Der heimliche Star des Abends bleibt die Venue
Der heimliche Star des Abends bleibt die Venue Foto: Carl Neyroud/den Atelier

Das Publikum besteht aus einer interessanten Mischung von jungen und älteren Melomanen, die sichtlich froh und dankbar dafür sind, endlich wieder Live-Musik genießen zu dürfen. Die junge Luxemburgerin Hannah Ida, der die eingangs beschriebene hübsche Stimme gehört, wird mit höflichem Beifall bedacht, dann wird die Bühne in null Komma nichts umgebaut. Viel zu tun gibt’s nicht: Gitarre und Mini-Synthesizer des Supporting Acts raus, kleines Podium mit Stuhl, Mikroständer und einigen Effektpedalen des Hauptacts rein.

Der 43-jährige Schwede mit argentinischen Wurzeln spielt nach dieser kurzen Umbaupause ein hervorragendes Konzert. Sich selbst auf der Gitarre begleitend, trägt er seine gefühlvollen Songs vor und da er sehr subtile Gitarren-Pickings beherrscht und die strammeren Rhythmus-Passagen auch mal mit interessanten Effekten untermalt, tragen Gesang und Gitarren-Begleitung die Songs vollends, zumal auch der Sound, den die PA hergibt, einwandfrei ist.

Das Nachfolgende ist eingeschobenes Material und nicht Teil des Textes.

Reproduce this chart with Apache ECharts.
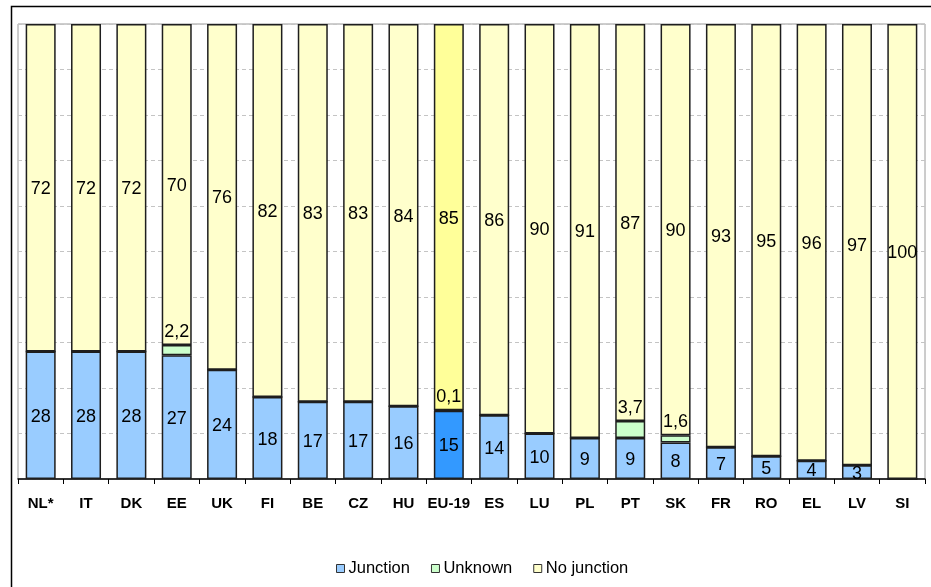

Bekannte Stücke und eklektische Cover-Versionen

Die Zuschauer hören andächtig zu und kein lautes, respektloses Gequatsche stört die Performance, doch nach jedem Song brandet begeisterter Applaus auf. Der Musiker gibt sich, sehr konzentriert und scheinbar entrückt, seiner Kunst hin, redet selbst auch nicht viel, was aber nicht arrogant wirkt. Nach der Hälfte des anderthalbstündigen Sets erkundigt sich González nach der Stimmung im Publikum, beschreibt seinen eigenen Zustand als „very excited“ und legt dann gegen Ende in puncto Intensität noch einmal zu. Neben seinen bekannteren Stücken „Stay Alive“, „Crosses“ oder „Heartbeats“ gibt der Schwede nun einige wunderbare Cover-Versionen zum Besten: Paul McCartneys „Blackbird“, bei dem die Fans mitpfeifen, Nick Drakes „Cello Song“, bei dem einige den Cello-Part durch Summen übernehmen und ganz am Ende „Teardrops“ von Massive Attack. Stark!

Der heimliche Star des Abends bleibt dennoch die Location. Danke Atelier und danke auch Luka Heindrichs, der vor rund 10 Wochen am selben Ort in einer Nacht-und-Nebel-Aktion die erste größere musikalische Veranstaltung seit langem auf die Beine stellte, und das zu einem Zeitpunkt, als die Konzert-Branche völlig unterzugehen schien. Dieser Standort wird uns allen noch viel Freude bereiten.